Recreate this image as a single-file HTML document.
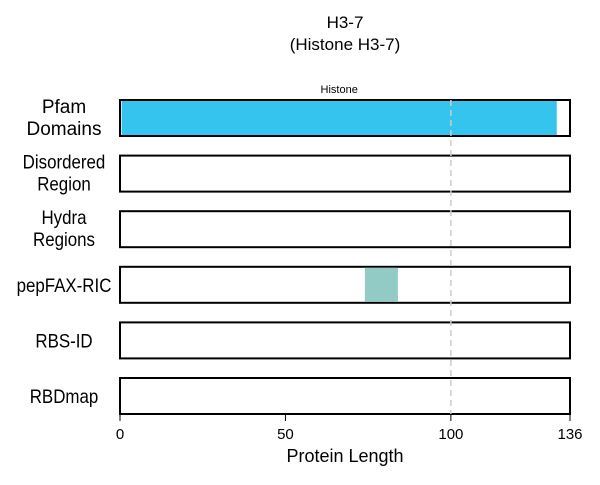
<!DOCTYPE html>
<html><head><meta charset="utf-8"><style>
body{margin:0;background:#fff;}
svg text{font-family:"Liberation Sans",sans-serif;}
</style></head><body>
<svg id="chart" width="600" height="480" xmlns="http://www.w3.org/2000/svg">
<text x="345" y="28" font-size="17" text-anchor="middle">H3-7</text>
<text x="345" y="50" font-size="17" text-anchor="middle">(Histone H3-7)</text>
<g id="rows"></g>
<g id="axis"></g>
<text x="345" y="462" font-size="18" text-anchor="middle">Protein Length</text>
</svg>
<script>
const tracks=["Pfam Domains","Disordered Region","Hydra Regions","pepFAX-RIC","RBS-ID","RBDmap"];
const featTrack=[0,3];
const featStart=[0.5,74];
const featEnd=[132,84];
const featLabel=["Histone",""];
const featColor=["#35c4ee","#92cbc5"];
const ticks=[0,50,100,136];
const maxLen=136;
const dashAt=100;
const ns="http://www.w3.org/2000/svg";
const x0=120,x1=570;
const xs=v=>x0+(v/maxLen)*(x1-x0);
const rowY=i=>100+i*55.6, rowH=36;
function mk(t,a,p){const e=document.createElementNS(ns,t);for(const k in a)e.setAttribute(k,a[k]);p.appendChild(e);return e;}
const rows=document.getElementById('rows');
tracks.forEach((name,i)=>{
  const y=rowY(i);
  const r=mk('rect',{x:x0,y:y,width:x1-x0,height:rowH,fill:'#fff',stroke:'#000','stroke-width':2},rows);
  
  
  const parts=name==="Pfam Domains"?["Pfam","Domains"]:name.includes(" ")?name.split(" "):[name];
  const fs=19;
  const attrs={x:64,'text-anchor':'middle','font-size':fs};
  if(i>0)attrs.transform='translate(64,0) scale(0.89,1) translate(-64,0)';
  const t=mk('text',attrs,rows);
  
  
  parts.forEach((p,j)=>{const ts=mk('tspan',{x:64,y:parts.length===1?y+rowH/2+7:y+13+j*22},t);ts.textContent=p;});
});
featTrack.forEach((tr,i)=>{
  const y=rowY(tr);
  const b=mk('rect',{x:xs(featStart[i]),y:y+1,width:xs(featEnd[i])-xs(featStart[i]),height:rowH-2,fill:featColor[i]},rows);
  
  
  if(featLabel[i]){const t=mk('text',{x:(xs(featStart[i])+xs(featEnd[i]))/2,y:y-7,'font-size':11,'text-anchor':'middle'},rows);t.textContent=featLabel[i];
  
  }
});
const dl=mk('line',{x1:xs(dashAt),x2:xs(dashAt),y1:rowY(0),y2:rowY(5)+rowH,stroke:'#ccc','stroke-width':1.5,'stroke-dasharray':'6,4'},rows);


const ax=document.getElementById('axis');
ticks.forEach(v=>{
  const l=mk('line',{x1:xs(v),x2:xs(v),y1:415,y2:421,stroke:'#000','stroke-width':1},ax);
  
  
  const t=mk('text',{x:xs(v),y:439,'font-size':15,'text-anchor':'middle'},ax);t.textContent=v;
  
  
});
</script>
</body></html>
---
Working from the material above, state how many lines contain "document"; give only the number.

# [The response]
4